### GOAL OF THE EXERCISE
Nothing but the lines from the top of the data to the line holding "ax.set_ylim(10.44, -0.73)" should be printed, word for word and both ends included; leave the pictures out.

-- RECORDED DATA start --

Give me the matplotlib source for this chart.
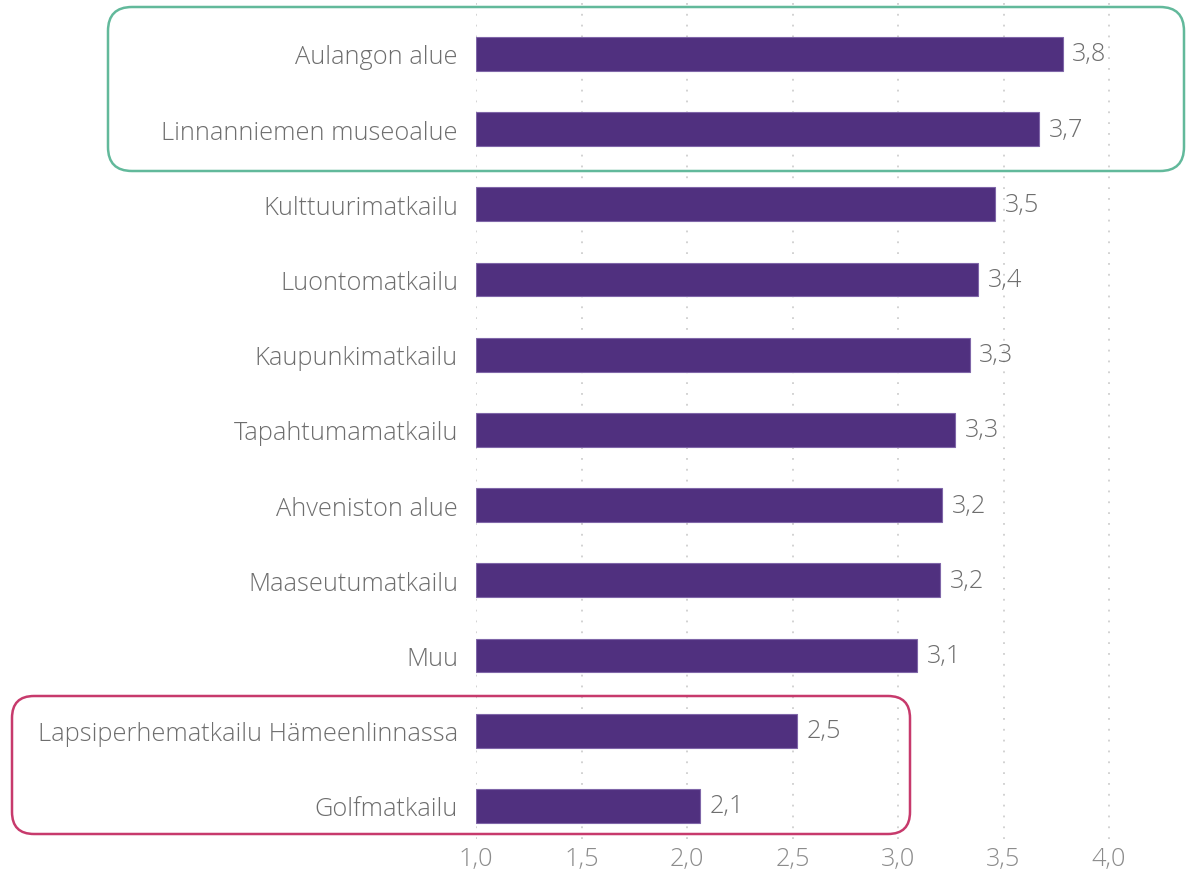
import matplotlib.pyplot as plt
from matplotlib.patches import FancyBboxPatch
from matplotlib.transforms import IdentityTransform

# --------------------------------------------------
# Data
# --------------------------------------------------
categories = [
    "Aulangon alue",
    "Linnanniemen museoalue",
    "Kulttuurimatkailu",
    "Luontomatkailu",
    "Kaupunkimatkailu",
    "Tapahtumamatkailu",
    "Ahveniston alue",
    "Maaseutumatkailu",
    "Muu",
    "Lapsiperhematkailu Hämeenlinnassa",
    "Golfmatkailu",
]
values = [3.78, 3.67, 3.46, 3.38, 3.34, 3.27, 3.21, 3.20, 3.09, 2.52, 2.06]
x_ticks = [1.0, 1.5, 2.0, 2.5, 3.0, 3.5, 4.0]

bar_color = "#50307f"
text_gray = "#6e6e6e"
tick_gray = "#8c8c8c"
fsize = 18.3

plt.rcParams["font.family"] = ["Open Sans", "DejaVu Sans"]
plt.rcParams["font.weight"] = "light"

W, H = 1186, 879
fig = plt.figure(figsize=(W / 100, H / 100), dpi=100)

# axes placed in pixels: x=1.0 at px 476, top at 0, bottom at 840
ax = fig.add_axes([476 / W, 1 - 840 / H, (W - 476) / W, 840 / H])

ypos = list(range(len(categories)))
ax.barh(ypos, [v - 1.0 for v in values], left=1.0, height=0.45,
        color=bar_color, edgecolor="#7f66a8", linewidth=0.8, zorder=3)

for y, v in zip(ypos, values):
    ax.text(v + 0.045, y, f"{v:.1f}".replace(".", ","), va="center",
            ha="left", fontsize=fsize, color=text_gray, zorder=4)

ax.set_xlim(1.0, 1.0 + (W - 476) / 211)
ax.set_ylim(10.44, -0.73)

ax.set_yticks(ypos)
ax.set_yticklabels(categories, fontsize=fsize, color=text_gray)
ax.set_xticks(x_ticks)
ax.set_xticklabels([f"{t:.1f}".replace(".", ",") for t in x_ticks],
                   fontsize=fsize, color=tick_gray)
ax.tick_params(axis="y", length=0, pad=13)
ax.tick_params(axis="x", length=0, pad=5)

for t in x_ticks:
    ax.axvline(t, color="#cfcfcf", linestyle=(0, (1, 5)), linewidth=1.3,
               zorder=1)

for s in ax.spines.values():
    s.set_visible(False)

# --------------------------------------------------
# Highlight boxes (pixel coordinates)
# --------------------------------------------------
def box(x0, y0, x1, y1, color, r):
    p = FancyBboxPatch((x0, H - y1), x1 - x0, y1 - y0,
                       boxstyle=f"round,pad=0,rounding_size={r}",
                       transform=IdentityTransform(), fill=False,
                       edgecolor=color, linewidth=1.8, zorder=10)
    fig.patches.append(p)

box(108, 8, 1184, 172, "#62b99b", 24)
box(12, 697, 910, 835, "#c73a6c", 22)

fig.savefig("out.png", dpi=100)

-- RECORDED DATA end --

### FULL RESPONSE
Give me the matplotlib source for this chart.
import matplotlib.pyplot as plt
from matplotlib.patches import FancyBboxPatch
from matplotlib.transforms import IdentityTransform

# --------------------------------------------------
# Data
# --------------------------------------------------
categories = [
    "Aulangon alue",
    "Linnanniemen museoalue",
    "Kulttuurimatkailu",
    "Luontomatkailu",
    "Kaupunkimatkailu",
    "Tapahtumamatkailu",
    "Ahveniston alue",
    "Maaseutumatkailu",
    "Muu",
    "Lapsiperhematkailu Hämeenlinnassa",
    "Golfmatkailu",
]
values = [3.78, 3.67, 3.46, 3.38, 3.34, 3.27, 3.21, 3.20, 3.09, 2.52, 2.06]
x_ticks = [1.0, 1.5, 2.0, 2.5, 3.0, 3.5, 4.0]

bar_color = "#50307f"
text_gray = "#6e6e6e"
tick_gray = "#8c8c8c"
fsize = 18.3

plt.rcParams["font.family"] = ["Open Sans", "DejaVu Sans"]
plt.rcParams["font.weight"] = "light"

W, H = 1186, 879
fig = plt.figure(figsize=(W / 100, H / 100), dpi=100)

# axes placed in pixels: x=1.0 at px 476, top at 0, bottom at 840
ax = fig.add_axes([476 / W, 1 - 840 / H, (W - 476) / W, 840 / H])

ypos = list(range(len(categories)))
ax.barh(ypos, [v - 1.0 for v in values], left=1.0, height=0.45,
        color=bar_color, edgecolor="#7f66a8", linewidth=0.8, zorder=3)

for y, v in zip(ypos, values):
    ax.text(v + 0.045, y, f"{v:.1f}".replace(".", ","), va="center",
            ha="left", fontsize=fsize, color=text_gray, zorder=4)

ax.set_xlim(1.0, 1.0 + (W - 476) / 211)
ax.set_ylim(10.44, -0.73)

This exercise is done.